WHAT THIS TASK INVOLVES
Copy nothing but the text: reproduce each line of the listing exactly and leave the pictures out.

DATA
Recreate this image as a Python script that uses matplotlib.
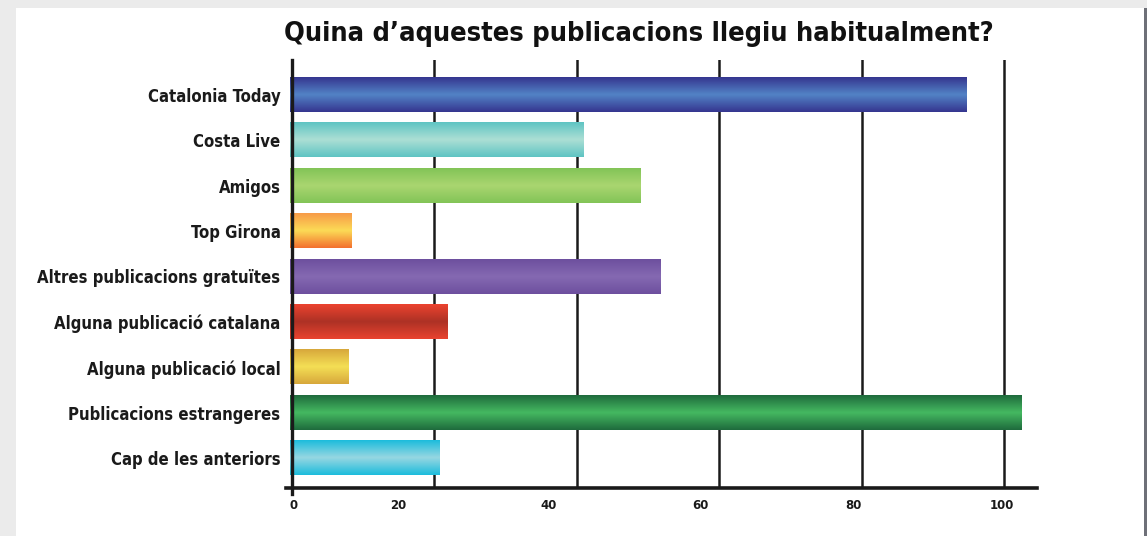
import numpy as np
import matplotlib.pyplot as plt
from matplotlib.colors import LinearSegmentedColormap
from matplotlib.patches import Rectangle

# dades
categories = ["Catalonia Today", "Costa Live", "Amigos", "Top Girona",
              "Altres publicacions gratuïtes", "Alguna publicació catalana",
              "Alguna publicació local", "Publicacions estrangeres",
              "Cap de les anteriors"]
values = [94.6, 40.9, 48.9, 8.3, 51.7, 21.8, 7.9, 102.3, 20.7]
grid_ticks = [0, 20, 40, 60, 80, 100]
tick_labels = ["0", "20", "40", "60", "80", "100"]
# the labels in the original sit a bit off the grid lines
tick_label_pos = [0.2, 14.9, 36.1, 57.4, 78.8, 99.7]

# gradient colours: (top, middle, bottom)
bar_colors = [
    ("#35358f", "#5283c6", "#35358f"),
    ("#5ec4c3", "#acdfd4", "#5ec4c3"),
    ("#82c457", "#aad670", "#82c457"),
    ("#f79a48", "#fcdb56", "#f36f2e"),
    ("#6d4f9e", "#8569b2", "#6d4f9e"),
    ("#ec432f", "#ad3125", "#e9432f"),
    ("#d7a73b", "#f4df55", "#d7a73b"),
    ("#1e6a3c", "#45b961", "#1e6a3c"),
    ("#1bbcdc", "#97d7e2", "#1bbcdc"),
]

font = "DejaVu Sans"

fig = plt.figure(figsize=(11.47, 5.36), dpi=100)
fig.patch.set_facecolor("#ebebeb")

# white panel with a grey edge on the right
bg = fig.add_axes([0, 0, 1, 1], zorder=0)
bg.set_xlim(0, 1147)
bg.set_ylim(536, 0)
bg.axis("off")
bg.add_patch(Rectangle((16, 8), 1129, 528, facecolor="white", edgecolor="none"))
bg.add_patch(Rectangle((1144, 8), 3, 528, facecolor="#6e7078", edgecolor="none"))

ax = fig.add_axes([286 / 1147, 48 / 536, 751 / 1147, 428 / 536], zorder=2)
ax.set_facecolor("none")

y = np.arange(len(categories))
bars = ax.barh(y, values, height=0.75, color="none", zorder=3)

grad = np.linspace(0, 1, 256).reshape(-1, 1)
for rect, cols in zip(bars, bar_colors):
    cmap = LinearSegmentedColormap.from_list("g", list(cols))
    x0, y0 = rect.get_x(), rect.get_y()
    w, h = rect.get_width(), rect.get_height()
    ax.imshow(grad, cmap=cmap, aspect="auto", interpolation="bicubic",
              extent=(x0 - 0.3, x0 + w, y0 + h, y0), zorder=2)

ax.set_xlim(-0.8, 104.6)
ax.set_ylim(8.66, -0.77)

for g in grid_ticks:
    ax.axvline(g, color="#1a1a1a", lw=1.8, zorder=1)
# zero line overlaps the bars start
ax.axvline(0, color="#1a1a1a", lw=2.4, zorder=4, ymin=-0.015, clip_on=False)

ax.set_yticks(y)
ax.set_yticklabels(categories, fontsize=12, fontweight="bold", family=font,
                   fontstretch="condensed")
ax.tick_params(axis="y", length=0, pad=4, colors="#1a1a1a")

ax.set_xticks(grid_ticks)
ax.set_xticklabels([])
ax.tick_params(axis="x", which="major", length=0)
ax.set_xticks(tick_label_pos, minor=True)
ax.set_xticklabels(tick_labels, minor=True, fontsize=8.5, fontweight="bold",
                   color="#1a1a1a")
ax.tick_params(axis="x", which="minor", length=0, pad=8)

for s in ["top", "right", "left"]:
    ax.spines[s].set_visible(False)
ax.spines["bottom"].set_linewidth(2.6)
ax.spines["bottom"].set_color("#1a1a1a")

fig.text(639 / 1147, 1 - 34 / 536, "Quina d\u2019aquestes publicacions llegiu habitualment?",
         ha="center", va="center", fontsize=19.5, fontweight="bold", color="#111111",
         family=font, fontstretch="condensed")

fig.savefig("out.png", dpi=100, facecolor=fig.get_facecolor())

OUTPUT FOR THIS TASK
Recreate this image as a Python script that uses matplotlib.
import numpy as np
import matplotlib.pyplot as plt
from matplotlib.colors import LinearSegmentedColormap
from matplotlib.patches import Rectangle

# dades
categories = ["Catalonia Today", "Costa Live", "Amigos", "Top Girona",
              "Altres publicacions gratuïtes", "Alguna publicació catalana",
              "Alguna publicació local", "Publicacions estrangeres",
              "Cap de les anteriors"]
values = [94.6, 40.9, 48.9, 8.3, 51.7, 21.8, 7.9, 102.3, 20.7]
grid_ticks = [0, 20, 40, 60, 80, 100]
tick_labels = ["0", "20", "40", "60", "80", "100"]
# the labels in the original sit a bit off the grid lines
tick_label_pos = [0.2, 14.9, 36.1, 57.4, 78.8, 99.7]

# gradient colours: (top, middle, bottom)
bar_colors = [
    ("#35358f", "#5283c6", "#35358f"),
    ("#5ec4c3", "#acdfd4", "#5ec4c3"),
    ("#82c457", "#aad670", "#82c457"),
    ("#f79a48", "#fcdb56", "#f36f2e"),
    ("#6d4f9e", "#8569b2", "#6d4f9e"),
    ("#ec432f", "#ad3125", "#e9432f"),
    ("#d7a73b", "#f4df55", "#d7a73b"),
    ("#1e6a3c", "#45b961", "#1e6a3c"),
    ("#1bbcdc", "#97d7e2", "#1bbcdc"),
]

font = "DejaVu Sans"

fig = plt.figure(figsize=(11.47, 5.36), dpi=100)
fig.patch.set_facecolor("#ebebeb")

# white panel with a grey edge on the right
bg = fig.add_axes([0, 0, 1, 1], zorder=0)
bg.set_xlim(0, 1147)
bg.set_ylim(536, 0)
bg.axis("off")
bg.add_patch(Rectangle((16, 8), 1129, 528, facecolor="white", edgecolor="none"))
bg.add_patch(Rectangle((1144, 8), 3, 528, facecolor="#6e7078", edgecolor="none"))

ax = fig.add_axes([286 / 1147, 48 / 536, 751 / 1147, 428 / 536], zorder=2)
ax.set_facecolor("none")

y = np.arange(len(categories))
bars = ax.barh(y, values, height=0.75, color="none", zorder=3)

grad = np.linspace(0, 1, 256).reshape(-1, 1)
for rect, cols in zip(bars, bar_colors):
    cmap = LinearSegmentedColormap.from_list("g", list(cols))
    x0, y0 = rect.get_x(), rect.get_y()
    w, h = rect.get_width(), rect.get_height()
    ax.imshow(grad, cmap=cmap, aspect="auto", interpolation="bicubic",
              extent=(x0 - 0.3, x0 + w, y0 + h, y0), zorder=2)

ax.set_xlim(-0.8, 104.6)
ax.set_ylim(8.66, -0.77)

for g in grid_ticks:
    ax.axvline(g, color="#1a1a1a", lw=1.8, zorder=1)
# zero line overlaps the bars start
ax.axvline(0, color="#1a1a1a", lw=2.4, zorder=4, ymin=-0.015, clip_on=False)

ax.set_yticks(y)
ax.set_yticklabels(categories, fontsize=12, fontweight="bold", family=font,
                   fontstretch="condensed")
ax.tick_params(axis="y", length=0, pad=4, colors="#1a1a1a")

ax.set_xticks(grid_ticks)
ax.set_xticklabels([])
ax.tick_params(axis="x", which="major", length=0)
ax.set_xticks(tick_label_pos, minor=True)
ax.set_xticklabels(tick_labels, minor=True, fontsize=8.5, fontweight="bold",
                   color="#1a1a1a")
ax.tick_params(axis="x", which="minor", length=0, pad=8)

for s in ["top", "right", "left"]:
    ax.spines[s].set_visible(False)
ax.spines["bottom"].set_linewidth(2.6)
ax.spines["bottom"].set_color("#1a1a1a")

fig.text(639 / 1147, 1 - 34 / 536, "Quina d\u2019aquestes publicacions llegiu habitualment?",
         ha="center", va="center", fontsize=19.5, fontweight="bold", color="#111111",
         family=font, fontstretch="condensed")

fig.savefig("out.png", dpi=100, facecolor=fig.get_facecolor())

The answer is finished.